*Dataset section*

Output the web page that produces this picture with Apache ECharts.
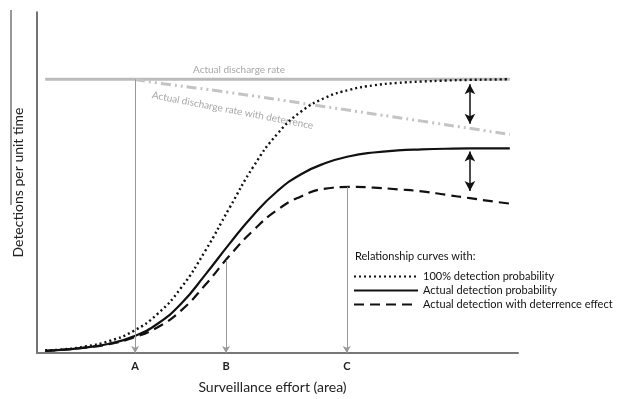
<!DOCTYPE html>
<html>
<head>
<meta charset="utf-8">
<script src="https://cdn.jsdelivr.net/npm/echarts@6/dist/echarts.min.js"></script>
<style>html,body{margin:0;padding:0;background:#fff}#c{width:644px;height:399px}</style>
</head>
<body>
<div id="c"></div>
<script>
// effort values (x) and detections (y)
var effort = [0.17, 0.5, 1, 1.5, 2, 2.5, 3, 3.5, 4, 4.5, 5, 5.5, 6, 6.5, 7, 7.5, 8, 8.5, 9, 9.5, 9.83];
var full   = [0.8, 1.0, 1.9, 3.5, 6.4, 11.4, 19.2, 30.0, 42.5, 54.7, 64.3, 70.9, 74.9, 77.2, 78.5, 79.2, 79.6, 79.9, 80.1, 80.2, 80.3];
var actual = [0.6, 0.9, 1.6, 2.7, 4.8, 8.5, 14.5, 23.0, 32.0, 40.5, 47.5, 52.5, 55.7, 57.7, 58.8, 59.4, 59.7, 59.9, 60.0, 60.0, 60.0];
var deter  = [0.6, 0.9, 1.6, 2.6, 4.5, 7.5, 12.5, 20.0, 28.5, 36.0, 42.0, 46.0, 48.2, 48.7, 48.5, 48.0, 47.4, 46.4, 45.4, 44.4, 43.8];
var dischargeX = [0.17, 9.83];
var discharge = [80.3, 80.3];
var dischDeterX = [2.04, 2.5, 4, 6, 8, 9.83];
var dischDeter = [80.2, 79.2, 76.4, 72.2, 68.0, 64.1];
var tickX = [2.04, 3.93, 6.44];
var tickLabels = ['A', 'B', 'C'];
var tickTop = [80.3, 27.3, 48.7];
var gapX = 9.0;
var gap1 = [78.8, 67.2];
var gap2 = [59.1, 47.5];
var names = ['100% detection probability', 'Actual detection probability', 'Actual detection with deterrence effect'];

function pairs(xs, ys) { return xs.map(function (x, i) { return [x, ys[i]]; }); }

var font = 'Lato';
var chart = echarts.init(document.getElementById('c'));

var dropLines = tickX.map(function (x, i) {
  return [{ coord: [x, tickTop[i]] }, { coord: [x, 0] }];
});

chart.setOption({
  animation: false,
  textStyle: { fontFamily: font },
  grid: { left: 37, right: 126, top: 12, bottom: 42 },
  xAxis: {
    type: 'value', min: 0, max: 10,
    name: 'Surveillance effort (area)', nameLocation: 'middle', nameGap: 27,
    nameTextStyle: { fontSize: 14, color: '#222', fontFamily: font, padding: [0, 10, 0, 0] },
    axisLine: { show: true, lineStyle: { color: '#777', width: 2 } },
    axisTick: { show: false },
    splitLine: { show: false },
    axisLabel: {
      show: true, customValues: tickX, margin: 8,
      fontSize: 11, fontWeight: 'bold', color: '#222', fontFamily: font,
      formatter: function (v) {
        for (var i = 0; i < tickX.length; i++) if (Math.abs(tickX[i] - v) < 1e-6) return tickLabels[i];
        return '';
      }
    }
  },
  yAxis: {
    type: 'value', min: 0, max: 100,
    name: 'Detections per unit time', nameLocation: 'middle', nameGap: 12,
    nameTextStyle: { fontSize: 14, color: '#222', fontFamily: font },
    axisLine: { show: true, lineStyle: { color: '#444', width: 1.5 } },
    axisTick: { show: false }, axisLabel: { show: false }, splitLine: { show: false }
  },
  legend: {
    orient: 'vertical', left: 348, top: 266,
    itemWidth: 64, itemHeight: 12, itemGap: 3, itemTextGap: 11,
    data: names,
    itemStyle: { color: 'rgba(0,0,0,0)', borderWidth: 0, opacity: 0 },
    textStyle: { fontSize: 11, color: '#111', fontFamily: font }
  },
  graphic: [
    { type: 'line', shape: { x1: 11, y1: 10, x2: 11, y2: 205 }, style: { stroke: '#333', lineWidth: 1 } },
    { type: 'text', left: 193, top: 65, style: { text: 'Actual discharge rate', fill: '#a8a8a8', font: '10px Lato' } },
    { type: 'text', x: 153, y: 90, rotation: -0.19, style: { text: 'Actual discharge rate with deterrence', fill: '#a8a8a8', font: '10px Lato' } },
    { type: 'text', left: 355, top: 251, style: { text: 'Relationship curves with:', fill: '#111', font: '11px Lato' } }
  ],
  series: [
    {
      name: 'discharge', type: 'line', data: pairs(dischargeX, discharge), symbol: 'none',
      lineStyle: { color: '#bbb', width: 3 }, z: 1,
      markLine: {
        silent: true, symbol: ['none', 'arrow'], symbolSize: [6, 7],
        lineStyle: { color: '#999', width: 1, type: 'solid' }, label: { show: false },
        data: dropLines
      }
    },
    {
      name: 'dischargeDeter', type: 'line', data: pairs(dischDeterX, dischDeter), symbol: 'none', smooth: true,
      lineStyle: { color: '#c4c4c4', width: 3, type: [10, 4, 2, 4, 2, 4] }, z: 1
    },
    {
      name: names[0], type: 'line', data: pairs(effort, full), symbol: 'none', smooth: true,
      lineStyle: { color: '#111', width: 2.4, type: [2, 3] }, itemStyle: { color: '#111' }, z: 3
    },
    {
      name: names[1], type: 'line', data: pairs(effort, actual), symbol: 'none', smooth: true,
      lineStyle: { color: '#111', width: 2.2 }, itemStyle: { color: '#111' }, z: 3,
      markLine: {
        silent: true, symbol: ['arrow', 'arrow'], symbolSize: [8, 10],
        lineStyle: { color: '#111', width: 1.5, type: 'solid' }, label: { show: false },
        data: [
          [{ coord: [gapX, gap1[0]] }, { coord: [gapX, gap1[1]] }],
          [{ coord: [gapX, gap2[0]] }, { coord: [gapX, gap2[1]] }]
        ]
      }
    },
    {
      name: names[2], type: 'line', data: pairs(effort, deter), symbol: 'none', smooth: true,
      lineStyle: { color: '#111', width: 2.2, type: [10, 6] }, itemStyle: { color: '#111' }, z: 3
    }
  ]
});
</script>
</body>
</html>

*Aim*
Using the data above, print every line exactly, omitting pictures.

*Solution to the problem*
Output the web page that produces this picture with Apache ECharts.
<!DOCTYPE html>
<html>
<head>
<meta charset="utf-8">
<script src="https://cdn.jsdelivr.net/npm/echarts@6/dist/echarts.min.js"></script>
<style>html,body{margin:0;padding:0;background:#fff}#c{width:644px;height:399px}</style>
</head>
<body>
<div id="c"></div>
<script>
// effort values (x) and detections (y)
var effort = [0.17, 0.5, 1, 1.5, 2, 2.5, 3, 3.5, 4, 4.5, 5, 5.5, 6, 6.5, 7, 7.5, 8, 8.5, 9, 9.5, 9.83];
var full   = [0.8, 1.0, 1.9, 3.5, 6.4, 11.4, 19.2, 30.0, 42.5, 54.7, 64.3, 70.9, 74.9, 77.2, 78.5, 79.2, 79.6, 79.9, 80.1, 80.2, 80.3];
var actual = [0.6, 0.9, 1.6, 2.7, 4.8, 8.5, 14.5, 23.0, 32.0, 40.5, 47.5, 52.5, 55.7, 57.7, 58.8, 59.4, 59.7, 59.9, 60.0, 60.0, 60.0];
var deter  = [0.6, 0.9, 1.6, 2.6, 4.5, 7.5, 12.5, 20.0, 28.5, 36.0, 42.0, 46.0, 48.2, 48.7, 48.5, 48.0, 47.4, 46.4, 45.4, 44.4, 43.8];
var dischargeX = [0.17, 9.83];
var discharge = [80.3, 80.3];
var dischDeterX = [2.04, 2.5, 4, 6, 8, 9.83];
var dischDeter = [80.2, 79.2, 76.4, 72.2, 68.0, 64.1];
var tickX = [2.04, 3.93, 6.44];
var tickLabels = ['A', 'B', 'C'];
var tickTop = [80.3, 27.3, 48.7];
var gapX = 9.0;
var gap1 = [78.8, 67.2];
var gap2 = [59.1, 47.5];
var names = ['100% detection probability', 'Actual detection probability', 'Actual detection with deterrence effect'];

function pairs(xs, ys) { return xs.map(function (x, i) { return [x, ys[i]]; }); }

var font = 'Lato';
var chart = echarts.init(document.getElementById('c'));

var dropLines = tickX.map(function (x, i) {
  return [{ coord: [x, tickTop[i]] }, { coord: [x, 0] }];
});

chart.setOption({
  animation: false,
  textStyle: { fontFamily: font },
  grid: { left: 37, right: 126, top: 12, bottom: 42 },
  xAxis: {
    type: 'value', min: 0, max: 10,
    name: 'Surveillance effort (area)', nameLocation: 'middle', nameGap: 27,
    nameTextStyle: { fontSize: 14, color: '#222', fontFamily: font, padding: [0, 10, 0, 0] },
    axisLine: { show: true, lineStyle: { color: '#777', width: 2 } },
    axisTick: { show: false },
    splitLine: { show: false },
    axisLabel: {
      show: true, customValues: tickX, margin: 8,
      fontSize: 11, fontWeight: 'bold', color: '#222', fontFamily: font,
      formatter: function (v) {
        for (var i = 0; i < tickX.length; i++) if (Math.abs(tickX[i] - v) < 1e-6) return tickLabels[i];
        return '';
      }
    }
  },
  yAxis: {
    type: 'value', min: 0, max: 100,
    name: 'Detections per unit time', nameLocation: 'middle', nameGap: 12,
    nameTextStyle: { fontSize: 14, color: '#222', fontFamily: font },
    axisLine: { show: true, lineStyle: { color: '#444', width: 1.5 } },
    axisTick: { show: false }, axisLabel: { show: false }, splitLine: { show: false }
  },
  legend: {
    orient: 'vertical', left: 348, top: 266,
    itemWidth: 64, itemHeight: 12, itemGap: 3, itemTextGap: 11,
    data: names,
    itemStyle: { color: 'rgba(0,0,0,0)', borderWidth: 0, opacity: 0 },
    textStyle: { fontSize: 11, color: '#111', fontFamily: font }
  },
  graphic: [
    { type: 'line', shape: { x1: 11, y1: 10, x2: 11, y2: 205 }, style: { stroke: '#333', lineWidth: 1 } },
    { type: 'text', left: 193, top: 65, style: { text: 'Actual discharge rate', fill: '#a8a8a8', font: '10px Lato' } },
    { type: 'text', x: 153, y: 90, rotation: -0.19, style: { text: 'Actual discharge rate with deterrence', fill: '#a8a8a8', font: '10px Lato' } },
    { type: 'text', left: 355, top: 251, style: { text: 'Relationship curves with:', fill: '#111', font: '11px Lato' } }
  ],
  series: [
    {
      name: 'discharge', type: 'line', data: pairs(dischargeX, discharge), symbol: 'none',
      lineStyle: { color: '#bbb', width: 3 }, z: 1,
      markLine: {
        silent: true, symbol: ['none', 'arrow'], symbolSize: [6, 7],
        lineStyle: { color: '#999', width: 1, type: 'solid' }, label: { show: false },
        data: dropLines
      }
    },
    {
      name: 'dischargeDeter', type: 'line', data: pairs(dischDeterX, dischDeter), symbol: 'none', smooth: true,
      lineStyle: { color: '#c4c4c4', width: 3, type: [10, 4, 2, 4, 2, 4] }, z: 1
    },
    {
      name: names[0], type: 'line', data: pairs(effort, full), symbol: 'none', smooth: true,
      lineStyle: { color: '#111', width: 2.4, type: [2, 3] }, itemStyle: { color: '#111' }, z: 3
    },
    {
      name: names[1], type: 'line', data: pairs(effort, actual), symbol: 'none', smooth: true,
      lineStyle: { color: '#111', width: 2.2 }, itemStyle: { color: '#111' }, z: 3,
      markLine: {
        silent: true, symbol: ['arrow', 'arrow'], symbolSize: [8, 10],
        lineStyle: { color: '#111', width: 1.5, type: 'solid' }, label: { show: false },
        data: [
          [{ coord: [gapX, gap1[0]] }, { coord: [gapX, gap1[1]] }],
          [{ coord: [gapX, gap2[0]] }, { coord: [gapX, gap2[1]] }]
        ]
      }
    },
    {
      name: names[2], type: 'line', data: pairs(effort, deter), symbol: 'none', smooth: true,
      lineStyle: { color: '#111', width: 2.2, type: [10, 6] }, itemStyle: { color: '#111' }, z: 3
    }
  ]
});
</script>
</body>
</html>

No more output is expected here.